The Weekly Shtikle - Purim

One of the topics often discussed in relation to Purim is the theme of (Esther 9:27) "kiyemu vekiblu," B'nei Yisrael's voluntary re-acceptance of the Torah and its correlation to the more coerced acceptance on Har Sinai. In going through the Megillah one year, it occurred to me that the connection is really much broader than that. The entire story of Purim parallels the episode of Yetzias Mitzrayim in many striking ways.

  • In Parshas Beshalach, Amaleik attacks B'nei Yisroel as a result of a lapse in Torah as Chazal teach us with regards to the word "Refidim"(Shemos 17:8). So, too, we are taught that B'nei Yisroel reached a spiritual low when they partook in the Achashveirosh's feast. And instantly Amaleik was brought upon them..

  • The pesukim (Ibid 15:14-16) tell us that after the splitting of Yam Suf, all the nations of the world trembled and were petrified of B'nei Yisroel. A similar situation is found in the Megillah. "Many from among the people of the land converted to Judaism, for the fear of the Jews had fallen upon them.

  • Despite the fear of the nations following the splitting of Yam Suf, Amaleik still displayed utmost brazenness by attacking B'nei Yisroel. Here, despite widespread conversion out of utter fear, Amaleik still had the audacity to wage war with B'nei Yisroel. (Pasuk 9:17 implies that all the killings were out of self-defense.

  • The gathering at Har Sinai brought B'nei Yisroel to an absolute level of unity, as Rashi teaches us (Shemos 19:2) "Ke'ish echad, beleiv echad," like one man with one heart. When Esther realized the time of need, she commanded (4:16) "go and gather together all the Jews." This was not to be a physical gathering but rather a gathering of hearts. Esther knew that the only way to pull through this ordeal was if the Jews were unified as one.

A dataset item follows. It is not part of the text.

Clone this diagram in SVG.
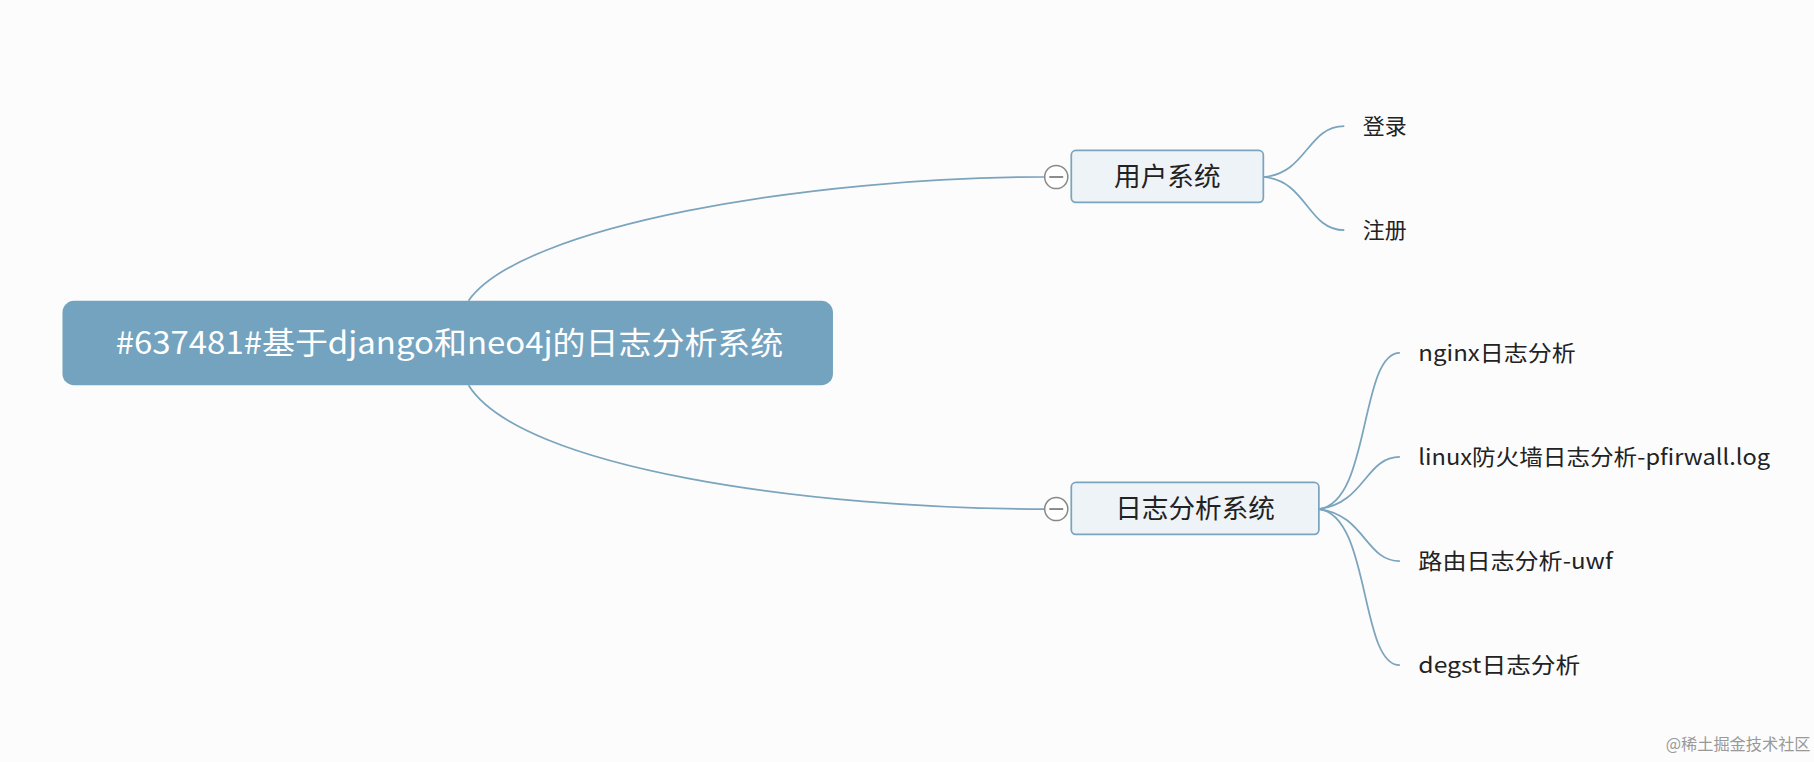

  • Following the acceptance of the Torah on Har Sinai, B'nei Yisroel merited the awesome "Gilui Shechinah" of the Mishkon. So, too, following the "Kiyemu vekiblu" of Purim, the Jews merited the rebuilding of the Beis HaMikdash.

The important lesson to take from these correlations would seem to be that in order to accomplish anything, the Jews need to be united. This is surely a great challenge for the Jewish community today. But we must strive to bring K'lal Yisroel together and may we merit the building of the third Beis HaMikdash speedily in our day.